Start Source material

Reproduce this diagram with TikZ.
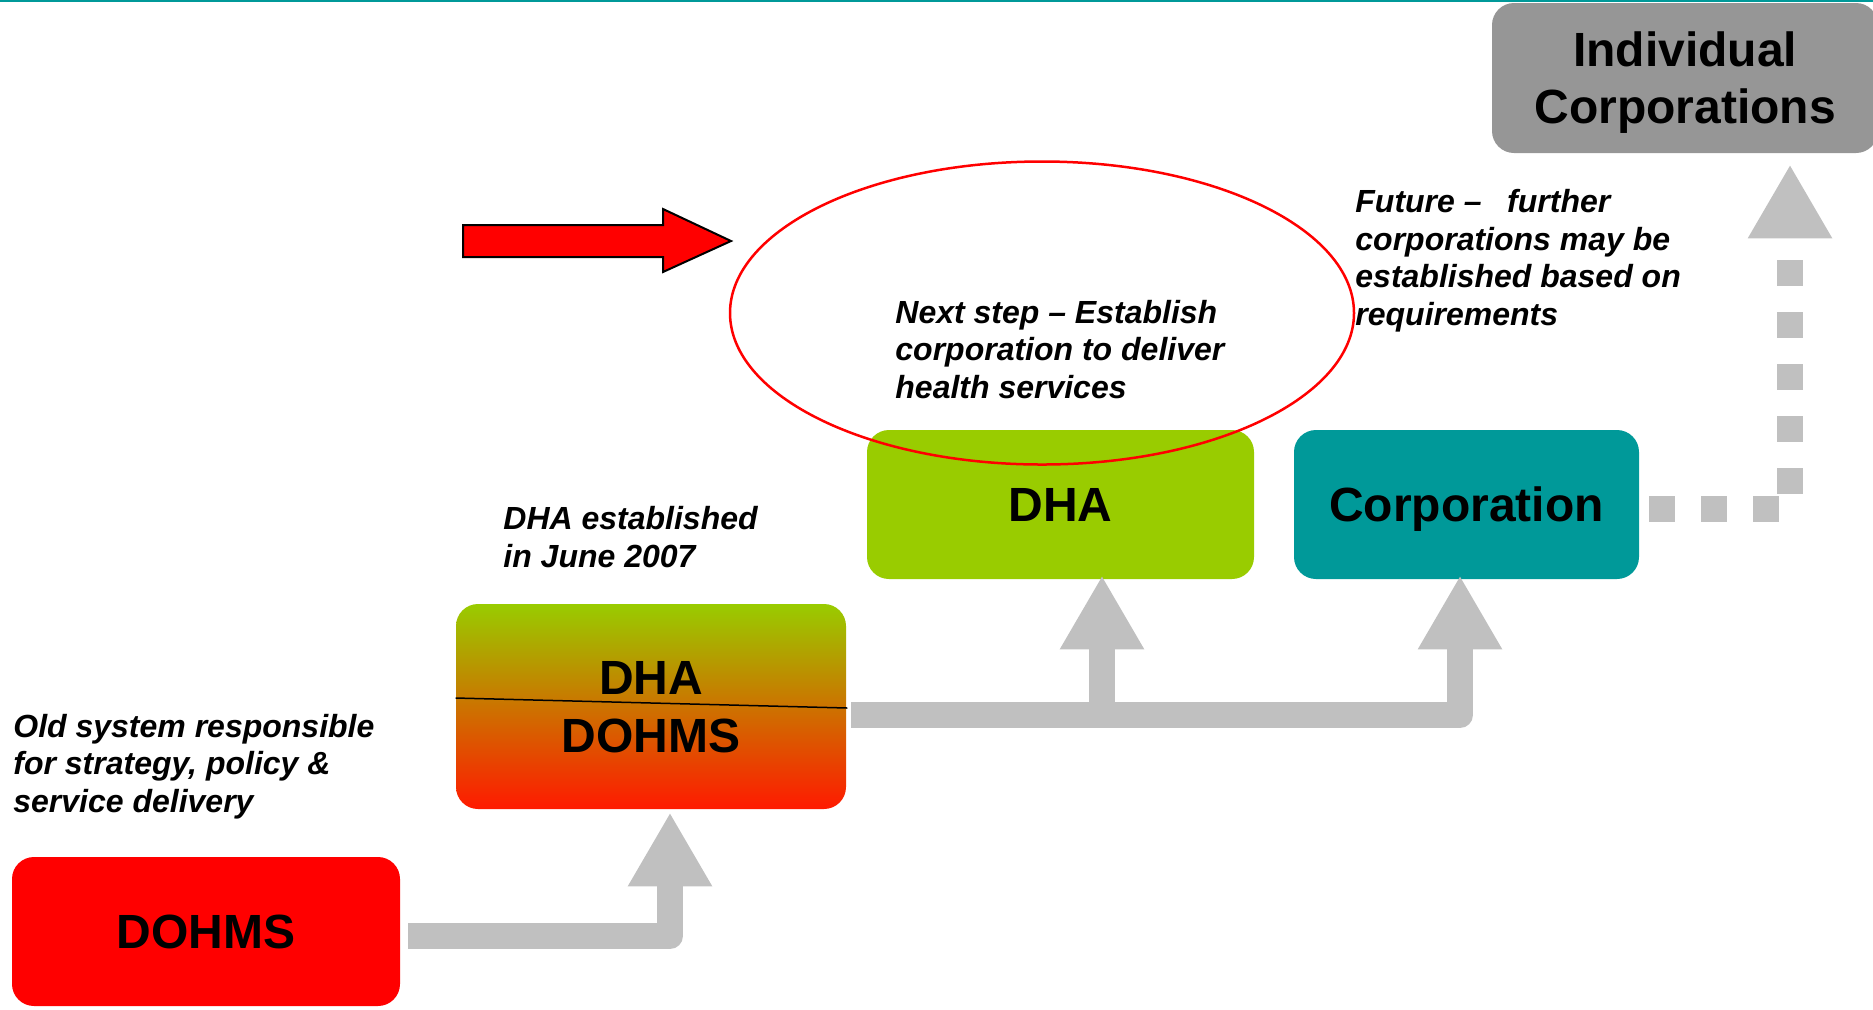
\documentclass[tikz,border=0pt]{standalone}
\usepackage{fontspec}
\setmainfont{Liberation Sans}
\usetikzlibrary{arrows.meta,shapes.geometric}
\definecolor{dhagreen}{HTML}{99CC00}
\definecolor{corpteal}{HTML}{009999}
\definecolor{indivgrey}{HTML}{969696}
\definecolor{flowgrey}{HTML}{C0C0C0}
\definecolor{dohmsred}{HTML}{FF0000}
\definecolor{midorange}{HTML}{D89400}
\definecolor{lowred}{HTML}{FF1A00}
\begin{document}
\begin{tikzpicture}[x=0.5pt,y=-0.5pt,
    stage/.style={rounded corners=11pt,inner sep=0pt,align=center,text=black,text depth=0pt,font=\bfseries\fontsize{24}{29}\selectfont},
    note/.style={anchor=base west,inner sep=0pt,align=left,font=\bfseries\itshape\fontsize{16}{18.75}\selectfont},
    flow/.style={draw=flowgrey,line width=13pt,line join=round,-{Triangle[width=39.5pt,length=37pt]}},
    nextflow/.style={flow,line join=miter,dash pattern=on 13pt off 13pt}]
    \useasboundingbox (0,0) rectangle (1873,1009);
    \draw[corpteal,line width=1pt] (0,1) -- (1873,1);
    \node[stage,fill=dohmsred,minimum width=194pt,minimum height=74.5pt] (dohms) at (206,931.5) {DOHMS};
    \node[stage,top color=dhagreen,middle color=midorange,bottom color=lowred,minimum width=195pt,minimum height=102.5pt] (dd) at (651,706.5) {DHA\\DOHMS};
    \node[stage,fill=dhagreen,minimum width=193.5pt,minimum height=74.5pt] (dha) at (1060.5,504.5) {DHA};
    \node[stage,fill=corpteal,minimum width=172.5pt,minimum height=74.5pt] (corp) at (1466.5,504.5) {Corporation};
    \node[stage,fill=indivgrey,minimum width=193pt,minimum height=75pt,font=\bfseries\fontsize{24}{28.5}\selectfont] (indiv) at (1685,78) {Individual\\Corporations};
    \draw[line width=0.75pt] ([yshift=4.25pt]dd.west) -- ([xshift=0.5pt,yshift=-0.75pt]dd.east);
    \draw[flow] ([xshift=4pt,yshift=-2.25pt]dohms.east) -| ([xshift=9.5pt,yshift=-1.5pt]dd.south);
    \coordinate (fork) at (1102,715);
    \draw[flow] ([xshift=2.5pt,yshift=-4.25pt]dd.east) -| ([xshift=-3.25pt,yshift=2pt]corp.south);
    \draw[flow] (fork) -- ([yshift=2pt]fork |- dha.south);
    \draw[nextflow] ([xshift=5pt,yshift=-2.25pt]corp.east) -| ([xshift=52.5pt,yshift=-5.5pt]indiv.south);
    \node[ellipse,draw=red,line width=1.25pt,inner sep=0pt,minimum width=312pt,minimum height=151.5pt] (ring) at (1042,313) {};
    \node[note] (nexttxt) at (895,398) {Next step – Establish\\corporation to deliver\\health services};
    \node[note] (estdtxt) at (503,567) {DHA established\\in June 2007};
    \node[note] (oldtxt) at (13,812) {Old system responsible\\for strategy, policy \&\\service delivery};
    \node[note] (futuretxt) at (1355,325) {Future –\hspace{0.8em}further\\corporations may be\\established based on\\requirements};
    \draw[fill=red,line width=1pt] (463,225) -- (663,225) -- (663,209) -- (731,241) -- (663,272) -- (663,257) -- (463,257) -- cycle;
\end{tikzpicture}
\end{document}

End Source material

_Instruction_.
Write the listing above out again exactly, dropping each image.

_Result of the exercise_.
Reproduce this diagram with TikZ.
\documentclass[tikz,border=0pt]{standalone}
\usepackage{fontspec}
\setmainfont{Liberation Sans}
\usetikzlibrary{arrows.meta,shapes.geometric}
\definecolor{dhagreen}{HTML}{99CC00}
\definecolor{corpteal}{HTML}{009999}
\definecolor{indivgrey}{HTML}{969696}
\definecolor{flowgrey}{HTML}{C0C0C0}
\definecolor{dohmsred}{HTML}{FF0000}
\definecolor{midorange}{HTML}{D89400}
\definecolor{lowred}{HTML}{FF1A00}
\begin{document}
\begin{tikzpicture}[x=0.5pt,y=-0.5pt,
    stage/.style={rounded corners=11pt,inner sep=0pt,align=center,text=black,text depth=0pt,font=\bfseries\fontsize{24}{29}\selectfont},
    note/.style={anchor=base west,inner sep=0pt,align=left,font=\bfseries\itshape\fontsize{16}{18.75}\selectfont},
    flow/.style={draw=flowgrey,line width=13pt,line join=round,-{Triangle[width=39.5pt,length=37pt]}},
    nextflow/.style={flow,line join=miter,dash pattern=on 13pt off 13pt}]
    \useasboundingbox (0,0) rectangle (1873,1009);
    \draw[corpteal,line width=1pt] (0,1) -- (1873,1);
    \node[stage,fill=dohmsred,minimum width=194pt,minimum height=74.5pt] (dohms) at (206,931.5) {DOHMS};
    \node[stage,top color=dhagreen,middle color=midorange,bottom color=lowred,minimum width=195pt,minimum height=102.5pt] (dd) at (651,706.5) {DHA\\DOHMS};
    \node[stage,fill=dhagreen,minimum width=193.5pt,minimum height=74.5pt] (dha) at (1060.5,504.5) {DHA};
    \node[stage,fill=corpteal,minimum width=172.5pt,minimum height=74.5pt] (corp) at (1466.5,504.5) {Corporation};
    \node[stage,fill=indivgrey,minimum width=193pt,minimum height=75pt,font=\bfseries\fontsize{24}{28.5}\selectfont] (indiv) at (1685,78) {Individual\\Corporations};
    \draw[line width=0.75pt] ([yshift=4.25pt]dd.west) -- ([xshift=0.5pt,yshift=-0.75pt]dd.east);
    \draw[flow] ([xshift=4pt,yshift=-2.25pt]dohms.east) -| ([xshift=9.5pt,yshift=-1.5pt]dd.south);
    \coordinate (fork) at (1102,715);
    \draw[flow] ([xshift=2.5pt,yshift=-4.25pt]dd.east) -| ([xshift=-3.25pt,yshift=2pt]corp.south);
    \draw[flow] (fork) -- ([yshift=2pt]fork |- dha.south);
    \draw[nextflow] ([xshift=5pt,yshift=-2.25pt]corp.east) -| ([xshift=52.5pt,yshift=-5.5pt]indiv.south);
    \node[ellipse,draw=red,line width=1.25pt,inner sep=0pt,minimum width=312pt,minimum height=151.5pt] (ring) at (1042,313) {};
    \node[note] (nexttxt) at (895,398) {Next step – Establish\\corporation to deliver\\health services};
    \node[note] (estdtxt) at (503,567) {DHA established\\in June 2007};
    \node[note] (oldtxt) at (13,812) {Old system responsible\\for strategy, policy \&\\service delivery};
    \node[note] (futuretxt) at (1355,325) {Future –\hspace{0.8em}further\\corporations may be\\established based on\\requirements};
    \draw[fill=red,line width=1pt] (463,225) -- (663,225) -- (663,209) -- (731,241) -- (663,272) -- (663,257) -- (463,257) -- cycle;
\end{tikzpicture}
\end{document}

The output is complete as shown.